Your task is to reproduce, verbatim and without pictures, the lines from the opening of the listing through the line containing "lavA_y = [1.005, 0.90, 0.80, 0.71, 0.60]".

- Data excerpt
___
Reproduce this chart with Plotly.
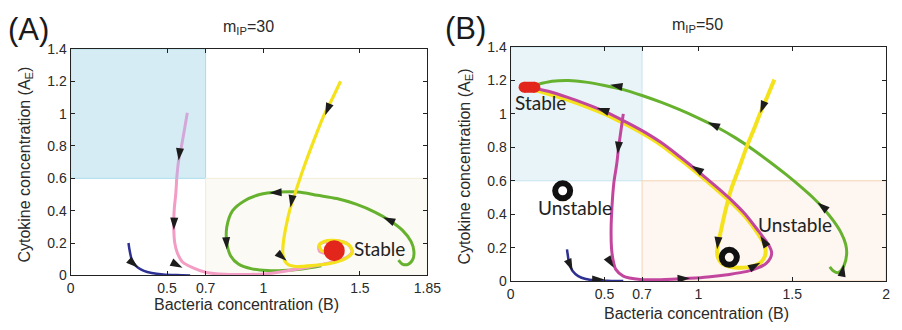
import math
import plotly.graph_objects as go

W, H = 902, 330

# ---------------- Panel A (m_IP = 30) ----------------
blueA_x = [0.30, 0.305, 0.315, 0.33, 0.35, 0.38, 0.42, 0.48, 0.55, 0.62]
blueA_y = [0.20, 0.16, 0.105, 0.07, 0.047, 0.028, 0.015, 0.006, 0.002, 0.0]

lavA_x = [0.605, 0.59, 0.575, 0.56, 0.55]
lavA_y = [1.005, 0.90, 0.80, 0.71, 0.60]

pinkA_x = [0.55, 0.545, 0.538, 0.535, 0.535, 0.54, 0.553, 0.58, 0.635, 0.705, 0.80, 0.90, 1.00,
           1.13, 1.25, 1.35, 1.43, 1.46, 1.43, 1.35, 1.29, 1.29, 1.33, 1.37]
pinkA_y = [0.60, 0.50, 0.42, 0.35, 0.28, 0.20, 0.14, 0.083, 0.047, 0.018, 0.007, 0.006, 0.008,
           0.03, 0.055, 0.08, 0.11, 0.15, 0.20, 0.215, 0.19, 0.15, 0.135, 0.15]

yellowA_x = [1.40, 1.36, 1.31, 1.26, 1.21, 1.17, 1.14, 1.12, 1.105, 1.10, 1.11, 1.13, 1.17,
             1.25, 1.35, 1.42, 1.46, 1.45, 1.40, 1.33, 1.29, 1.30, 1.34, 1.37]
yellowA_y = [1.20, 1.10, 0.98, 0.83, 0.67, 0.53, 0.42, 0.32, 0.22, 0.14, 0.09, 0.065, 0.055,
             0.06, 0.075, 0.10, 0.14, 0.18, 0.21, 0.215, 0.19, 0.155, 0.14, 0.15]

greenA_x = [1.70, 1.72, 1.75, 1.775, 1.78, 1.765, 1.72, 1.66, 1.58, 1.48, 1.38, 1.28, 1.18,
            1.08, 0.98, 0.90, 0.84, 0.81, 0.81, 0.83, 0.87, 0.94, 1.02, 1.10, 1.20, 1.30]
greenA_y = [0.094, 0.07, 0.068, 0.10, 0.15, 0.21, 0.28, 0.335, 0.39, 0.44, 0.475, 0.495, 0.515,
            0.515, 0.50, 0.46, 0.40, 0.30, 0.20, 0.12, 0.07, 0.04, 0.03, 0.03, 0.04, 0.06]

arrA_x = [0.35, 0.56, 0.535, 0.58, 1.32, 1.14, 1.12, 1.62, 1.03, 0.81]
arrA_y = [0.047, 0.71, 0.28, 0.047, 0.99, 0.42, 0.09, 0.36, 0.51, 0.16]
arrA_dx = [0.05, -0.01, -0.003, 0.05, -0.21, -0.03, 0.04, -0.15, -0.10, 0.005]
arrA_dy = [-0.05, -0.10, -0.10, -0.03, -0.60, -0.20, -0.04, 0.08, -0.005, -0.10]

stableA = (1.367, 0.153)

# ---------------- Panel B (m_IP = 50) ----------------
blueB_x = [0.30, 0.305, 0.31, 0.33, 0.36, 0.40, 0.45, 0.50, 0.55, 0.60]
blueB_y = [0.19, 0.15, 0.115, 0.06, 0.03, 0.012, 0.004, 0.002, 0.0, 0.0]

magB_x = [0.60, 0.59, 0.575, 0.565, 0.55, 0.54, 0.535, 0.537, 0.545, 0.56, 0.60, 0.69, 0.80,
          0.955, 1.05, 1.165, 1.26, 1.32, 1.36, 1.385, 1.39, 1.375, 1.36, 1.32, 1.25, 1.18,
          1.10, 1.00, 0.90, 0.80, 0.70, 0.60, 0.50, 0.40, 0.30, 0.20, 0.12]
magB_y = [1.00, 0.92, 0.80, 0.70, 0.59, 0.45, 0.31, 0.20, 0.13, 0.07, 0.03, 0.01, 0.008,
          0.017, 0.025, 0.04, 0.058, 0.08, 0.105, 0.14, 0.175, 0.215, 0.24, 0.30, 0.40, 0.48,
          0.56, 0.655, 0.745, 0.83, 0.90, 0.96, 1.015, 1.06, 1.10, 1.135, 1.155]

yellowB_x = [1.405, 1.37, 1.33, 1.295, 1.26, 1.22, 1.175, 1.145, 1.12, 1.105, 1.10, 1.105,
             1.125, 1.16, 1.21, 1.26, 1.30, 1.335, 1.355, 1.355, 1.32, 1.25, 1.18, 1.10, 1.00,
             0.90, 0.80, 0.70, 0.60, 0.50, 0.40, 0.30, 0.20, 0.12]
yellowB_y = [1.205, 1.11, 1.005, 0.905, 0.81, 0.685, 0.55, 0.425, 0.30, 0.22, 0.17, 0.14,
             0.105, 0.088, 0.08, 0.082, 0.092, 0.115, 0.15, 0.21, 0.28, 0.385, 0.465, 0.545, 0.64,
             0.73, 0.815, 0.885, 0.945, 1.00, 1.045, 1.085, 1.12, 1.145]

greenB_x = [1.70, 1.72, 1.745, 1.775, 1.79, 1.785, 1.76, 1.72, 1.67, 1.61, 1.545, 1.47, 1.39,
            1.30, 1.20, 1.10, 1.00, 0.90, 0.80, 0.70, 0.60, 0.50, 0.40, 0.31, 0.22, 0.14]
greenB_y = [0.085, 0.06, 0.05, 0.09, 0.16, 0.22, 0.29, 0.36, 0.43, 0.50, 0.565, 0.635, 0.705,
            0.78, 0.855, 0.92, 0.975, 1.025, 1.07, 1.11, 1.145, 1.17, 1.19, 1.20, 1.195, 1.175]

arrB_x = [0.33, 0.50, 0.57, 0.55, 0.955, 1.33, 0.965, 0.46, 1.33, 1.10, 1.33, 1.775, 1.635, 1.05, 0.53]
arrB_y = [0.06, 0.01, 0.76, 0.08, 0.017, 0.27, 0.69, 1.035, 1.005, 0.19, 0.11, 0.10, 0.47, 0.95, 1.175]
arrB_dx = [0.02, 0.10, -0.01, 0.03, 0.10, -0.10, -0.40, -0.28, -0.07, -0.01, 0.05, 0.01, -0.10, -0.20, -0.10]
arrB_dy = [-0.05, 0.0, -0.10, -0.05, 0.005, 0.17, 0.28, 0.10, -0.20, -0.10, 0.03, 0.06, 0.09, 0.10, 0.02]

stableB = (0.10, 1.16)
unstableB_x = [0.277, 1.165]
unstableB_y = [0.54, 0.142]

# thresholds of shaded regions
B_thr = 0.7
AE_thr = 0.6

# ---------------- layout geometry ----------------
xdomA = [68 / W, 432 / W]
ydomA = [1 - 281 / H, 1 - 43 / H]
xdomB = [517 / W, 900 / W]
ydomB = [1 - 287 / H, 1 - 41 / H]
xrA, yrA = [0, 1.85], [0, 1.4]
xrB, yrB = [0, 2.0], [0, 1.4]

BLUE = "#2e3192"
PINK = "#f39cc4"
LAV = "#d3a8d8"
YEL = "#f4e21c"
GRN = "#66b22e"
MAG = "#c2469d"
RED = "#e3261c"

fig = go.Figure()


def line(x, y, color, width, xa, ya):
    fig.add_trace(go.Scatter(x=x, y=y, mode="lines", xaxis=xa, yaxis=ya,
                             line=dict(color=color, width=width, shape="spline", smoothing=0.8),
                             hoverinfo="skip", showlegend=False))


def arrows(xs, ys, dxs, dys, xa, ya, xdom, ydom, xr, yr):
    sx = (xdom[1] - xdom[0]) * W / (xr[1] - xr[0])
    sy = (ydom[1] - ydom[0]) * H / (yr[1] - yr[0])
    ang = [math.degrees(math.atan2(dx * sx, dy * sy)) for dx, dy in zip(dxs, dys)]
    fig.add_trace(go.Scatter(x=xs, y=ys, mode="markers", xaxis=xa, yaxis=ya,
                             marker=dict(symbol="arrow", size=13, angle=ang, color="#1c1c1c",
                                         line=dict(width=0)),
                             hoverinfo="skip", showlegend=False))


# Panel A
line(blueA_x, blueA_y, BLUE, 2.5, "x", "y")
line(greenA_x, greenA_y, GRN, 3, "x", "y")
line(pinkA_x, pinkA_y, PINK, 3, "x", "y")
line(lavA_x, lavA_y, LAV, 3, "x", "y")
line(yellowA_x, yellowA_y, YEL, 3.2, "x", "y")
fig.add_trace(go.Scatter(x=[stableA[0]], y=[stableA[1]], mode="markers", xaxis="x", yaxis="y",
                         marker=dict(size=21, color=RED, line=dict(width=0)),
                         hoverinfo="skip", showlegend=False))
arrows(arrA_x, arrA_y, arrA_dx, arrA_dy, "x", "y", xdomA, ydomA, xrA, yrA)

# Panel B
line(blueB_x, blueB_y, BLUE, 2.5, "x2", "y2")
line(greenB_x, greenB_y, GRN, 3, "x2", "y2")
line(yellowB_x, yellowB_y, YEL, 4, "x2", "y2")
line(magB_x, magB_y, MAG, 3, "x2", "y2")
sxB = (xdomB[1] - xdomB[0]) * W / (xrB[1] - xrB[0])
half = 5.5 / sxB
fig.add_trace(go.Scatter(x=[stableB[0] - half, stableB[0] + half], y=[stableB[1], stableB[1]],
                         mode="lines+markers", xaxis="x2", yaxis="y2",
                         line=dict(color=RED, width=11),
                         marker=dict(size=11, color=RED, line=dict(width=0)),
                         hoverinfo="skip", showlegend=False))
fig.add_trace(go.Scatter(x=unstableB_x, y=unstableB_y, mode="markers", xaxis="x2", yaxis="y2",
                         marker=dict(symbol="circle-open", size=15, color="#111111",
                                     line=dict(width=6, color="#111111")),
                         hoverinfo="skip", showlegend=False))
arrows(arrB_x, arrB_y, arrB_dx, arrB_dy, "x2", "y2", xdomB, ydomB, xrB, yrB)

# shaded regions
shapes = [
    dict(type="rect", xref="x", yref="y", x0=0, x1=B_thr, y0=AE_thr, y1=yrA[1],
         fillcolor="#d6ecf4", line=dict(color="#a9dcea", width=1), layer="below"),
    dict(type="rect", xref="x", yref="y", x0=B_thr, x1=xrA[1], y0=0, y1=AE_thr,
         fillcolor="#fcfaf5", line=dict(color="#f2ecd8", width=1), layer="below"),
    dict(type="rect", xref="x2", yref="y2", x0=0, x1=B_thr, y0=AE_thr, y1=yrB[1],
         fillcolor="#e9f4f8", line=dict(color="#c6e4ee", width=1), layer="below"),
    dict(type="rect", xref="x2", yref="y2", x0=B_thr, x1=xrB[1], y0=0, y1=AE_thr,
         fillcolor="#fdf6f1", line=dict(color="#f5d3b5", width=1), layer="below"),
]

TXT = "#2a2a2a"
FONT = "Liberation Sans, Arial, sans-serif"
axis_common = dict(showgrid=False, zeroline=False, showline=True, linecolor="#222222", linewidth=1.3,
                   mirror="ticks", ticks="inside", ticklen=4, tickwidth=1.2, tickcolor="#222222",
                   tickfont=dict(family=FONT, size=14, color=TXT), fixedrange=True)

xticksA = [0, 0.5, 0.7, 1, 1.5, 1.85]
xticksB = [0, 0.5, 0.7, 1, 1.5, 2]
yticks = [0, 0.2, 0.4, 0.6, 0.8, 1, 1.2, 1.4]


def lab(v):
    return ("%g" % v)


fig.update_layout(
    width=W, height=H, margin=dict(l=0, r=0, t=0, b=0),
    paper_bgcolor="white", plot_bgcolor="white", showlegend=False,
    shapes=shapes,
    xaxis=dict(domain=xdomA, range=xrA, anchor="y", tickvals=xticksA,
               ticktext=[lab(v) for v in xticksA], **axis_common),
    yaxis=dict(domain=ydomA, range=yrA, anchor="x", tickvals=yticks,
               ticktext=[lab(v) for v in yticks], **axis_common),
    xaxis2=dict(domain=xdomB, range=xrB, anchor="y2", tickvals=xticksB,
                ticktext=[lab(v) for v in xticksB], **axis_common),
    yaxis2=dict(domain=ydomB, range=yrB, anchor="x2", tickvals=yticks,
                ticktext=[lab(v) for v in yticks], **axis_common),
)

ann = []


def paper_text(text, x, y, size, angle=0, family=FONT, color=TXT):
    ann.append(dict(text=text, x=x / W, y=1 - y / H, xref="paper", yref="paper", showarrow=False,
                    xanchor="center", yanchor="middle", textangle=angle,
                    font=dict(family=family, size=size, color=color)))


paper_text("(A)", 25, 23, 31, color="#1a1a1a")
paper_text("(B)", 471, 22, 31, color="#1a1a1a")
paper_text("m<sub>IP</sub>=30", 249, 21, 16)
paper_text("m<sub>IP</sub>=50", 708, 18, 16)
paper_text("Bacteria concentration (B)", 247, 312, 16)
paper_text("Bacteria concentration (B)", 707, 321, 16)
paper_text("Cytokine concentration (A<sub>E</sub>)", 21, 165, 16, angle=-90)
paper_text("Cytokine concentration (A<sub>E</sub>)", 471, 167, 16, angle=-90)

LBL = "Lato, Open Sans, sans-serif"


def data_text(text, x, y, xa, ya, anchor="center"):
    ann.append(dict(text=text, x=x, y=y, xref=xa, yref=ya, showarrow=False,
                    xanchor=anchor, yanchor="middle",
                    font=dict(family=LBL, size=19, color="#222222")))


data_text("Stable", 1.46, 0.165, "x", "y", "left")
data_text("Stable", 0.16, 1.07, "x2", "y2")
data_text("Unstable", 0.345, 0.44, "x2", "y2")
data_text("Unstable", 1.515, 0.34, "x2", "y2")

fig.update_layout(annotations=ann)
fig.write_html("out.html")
___
- Answer for the task
Reproduce this chart with Plotly.
import math
import plotly.graph_objects as go

W, H = 902, 330

# ---------------- Panel A (m_IP = 30) ----------------
blueA_x = [0.30, 0.305, 0.315, 0.33, 0.35, 0.38, 0.42, 0.48, 0.55, 0.62]
blueA_y = [0.20, 0.16, 0.105, 0.07, 0.047, 0.028, 0.015, 0.006, 0.002, 0.0]

lavA_x = [0.605, 0.59, 0.575, 0.56, 0.55]
lavA_y = [1.005, 0.90, 0.80, 0.71, 0.60]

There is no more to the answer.